A horrible feeling, that. “You can’t let yourself think something like that. She’s a prostitute, but she’s also a person, and it seems like she spent a lot of time with you. She talks fondly about you to me, anyway. You don’t know what she’s thought, what she’s wanted, while visiting you. I’ll bet she was just as happy to be with you as you were with her. But it’s not about you, what she’s doing. It’s about herself—what she believes, what she wants.” The General faltere
d, and realized she spoke to herself. Kahlil’s eyes had opened, and he watched her now from behind replaced glasses. Quietly, she told him, “You can’t let her decision to do this to herself ruin your whole life.”
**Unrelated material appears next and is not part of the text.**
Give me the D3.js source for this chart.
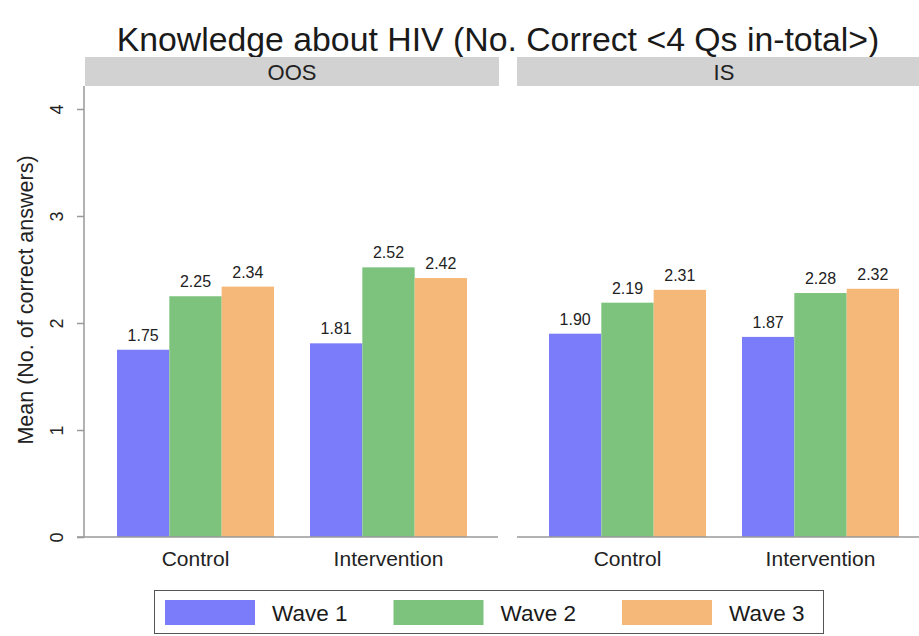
<!DOCTYPE html>
<html>
<head>
<meta charset="utf-8">
<script src="https://cdn.jsdelivr.net/npm/d3@7"></script>
<style>
  html, body { margin: 0; padding: 0; background: #fff; }
  svg { display: block; font-family: "Liberation Sans", Arial, Helvetica, sans-serif; }
</style>
</head>
<body>
<svg id="chart" width="919" height="636"></svg>
<script>
// ---- data ----
const titleText = "Knowledge about HIV (No. Correct <4 Qs in-total>)";
const yTitle = "Mean (No. of correct answers)";
const panels = ["OOS", "IS"];
const groups = ["Control", "Intervention"];
const waves = ["Wave 1", "Wave 2", "Wave 3"];
const oosControl = [1.75, 2.25, 2.34];
const oosIntervention = [1.81, 2.52, 2.42];
const isControl = [1.90, 2.19, 2.31];
const isIntervention = [1.87, 2.28, 2.32];
const yTicks = [0, 1, 2, 3, 4];
const waveColors = ["#7b7cfa", "#7dc37d", "#f5b878"];

const panelValues = {
  OOS: { Control: oosControl, Intervention: oosIntervention },
  IS: { Control: isControl, Intervention: isIntervention }
};

// ---- layout ----
const svg = d3.select("#chart");
const plotTop = 86, plotBottom = 537;
const panelW = 414;
const panelLefts = { OOS: 85, IS: 517 };
const stripTop = 57, stripH = 29;

const y = d3.scaleLinear().domain([0, 4]).range([537, 109]);
const color = d3.scaleOrdinal().domain(waves).range(waveColors);
const fmt = d3.format(".2f");

// title
svg.append("text")
  .attr("x", 498).attr("y", 51)
  .attr("text-anchor", "middle")
  .attr("font-size", 33.8)
  .attr("fill", "#1a1a1a")
  .text(titleText);

// y axis title
svg.append("text")
  .attr("transform", "translate(33,300) rotate(-90)")
  .attr("text-anchor", "middle")
  .attr("font-size", 21.5)
  .attr("fill", "#222")
  .text(yTitle);

// y axis (left panel only)
const yAxis = d3.axisLeft(y).tickValues(yTicks).tickSize(7).tickPadding(8).tickFormat(d3.format("d"));
const yg = svg.append("g").attr("transform", "translate(84,0)").call(yAxis);
yg.select(".domain").remove();
yg.selectAll(".tick line").attr("stroke", "#999").attr("stroke-width", 1.5);
yg.selectAll(".tick text")
  .attr("font-size", 18)
  .attr("fill", "#222")
  .attr("font-family", "Liberation Sans, Arial, sans-serif")
  .attr("text-anchor", "middle")
  .attr("x", null).attr("dy", null)
  .attr("transform", "translate(-26,0) rotate(-90)")
  .attr("dominant-baseline", "middle");
svg.append("line")
  .attr("x1", 84).attr("x2", 84).attr("y1", plotTop).attr("y2", plotBottom)
  .attr("stroke", "#999").attr("stroke-width", 1.5);

panels.forEach(p => {
  const left = panelLefts[p];
  const x0 = d3.scaleBand().domain(groups).range([left, left + panelW])
    .paddingInner(0.1865).paddingOuter(0.1658);
  const x1 = d3.scaleBand().domain(waves).range([0, x0.bandwidth()]).padding(0);

  // strip
  svg.append("rect")
    .attr("x", left).attr("y", stripTop)
    .attr("width", panelW).attr("height", stripH)
    .attr("fill", "#d2d2d2");
  svg.append("text")
    .attr("x", left + panelW / 2).attr("y", stripTop + stripH / 2 + 8)
    .attr("text-anchor", "middle")
    .attr("font-size", 22)
    .attr("fill", "#222")
    .text(p);

  const g = svg.append("g");
  groups.forEach(grp => {
    const vals = panelValues[p][grp];
    const gg = g.append("g").attr("transform", `translate(${x0(grp)},0)`);
    gg.selectAll("rect").data(vals).join("rect")
      .attr("x", (d, i) => x1(waves[i]))
      .attr("y", d => y(d))
      .attr("width", x1.bandwidth())
      .attr("height", d => y(0) - y(d))
      .attr("fill", (d, i) => color(waves[i]));
    gg.selectAll("text").data(vals).join("text")
      .attr("x", (d, i) => x1(waves[i]) + x1.bandwidth() / 2)
      .attr("y", d => y(d) - 9)
      .attr("text-anchor", "middle")
      .attr("font-size", 16)
      .attr("fill", "#222")
      .text(d => fmt(d));
  });

  // x axis
  const xAxis = d3.axisBottom(x0).tickSize(0).tickPadding(14);
  const xg = svg.append("g").attr("transform", `translate(0,${plotBottom})`).call(xAxis);
  xg.select(".domain").remove();
  xg.selectAll(".tick text")
    .attr("font-size", 21)
    .attr("fill", "#222")
    .attr("font-family", "Liberation Sans, Arial, sans-serif");
  svg.append("line")
    .attr("x1", p === "OOS" ? 77 : left).attr("x2", left + panelW - (p === "OOS" ? 1 : 0))
    .attr("y1", plotBottom).attr("y2", plotBottom)
    .attr("stroke", "#999").attr("stroke-width", 1.5);
});

// legend
const legend = svg.append("g");
legend.append("rect")
  .attr("x", 154.5).attr("y", 590.5).attr("width", 669).attr("height", 43)
  .attr("fill", "#fff").attr("stroke", "#555").attr("stroke-width", 1);
const legX = d3.scalePoint().domain(waves).range([165, 622]);
waves.forEach(w => {
  legend.append("rect")
    .attr("x", legX(w)).attr("y", 600).attr("width", 90).attr("height", 25)
    .attr("fill", color(w));
  legend.append("text")
    .attr("x", legX(w) + 107).attr("y", 621)
    .attr("font-size", 22.5)
    .attr("fill", "#1a1a1a")
    .text(w);
});
</script>
</body>
</html>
“Probably too late.” The young man chuckled. Down the broad hall, the Lady-to-be rounded a corner with a trio of Bearers. On seeing Dominia, she gave a cry of delight. With a snort toward the sound, Kahlil turned back to the General and lowered his voice.
“I feel culpable in this, you know. She’s been brainwashed. She’s going to let these psycho women keep her captive and brainwash her more and more—take her whole life away, even cause her death. Are you going to let that happen? Am I?”
“Ultimately”—the martyr adjusted her tone and expression to reflect excitement on Miki’s high-speed approach—“it’s her religion, her body, her decision… Hey, Miki!”
“Hey, girl, hey,” squealed the future Lady, blasting past Kahlil to throw her arms around the General’s neck. “Damn, you look fine in that kimono! What’s up, Kahlil?” She turned, still clinging to Dominia, to nod at the man.
“Just welcoming Dominia. I’ll let you two catch up. Be careful on your stay, General…who knows what these people will convince you to do.” With a disdainful glance for the Bearers, three older women who openly watched the Hunter’s tech guy as if at any second he might assault Miki, Kahlil ducked away from them and went down the hall from which Dominia had come.
“He’s just bitter”—Miki whispered to Dominia—“because he feels like I spurned him… He doesn’t understand. The problem with long-term clients. They always want to save you.”
Yeah: that was all Kahlil wanted. Just to save Miki, and to have that salvation rewarded by her love. Those shards of herself that the General found in him and his hopeless love inspired natural pity. What was infinitely more desirable about a woman whose love was somehow tainted? Why was that woman always worth so much more than all the honest women in the world, those gained at lesser cost? The General would never understand it, not in all the time she lived.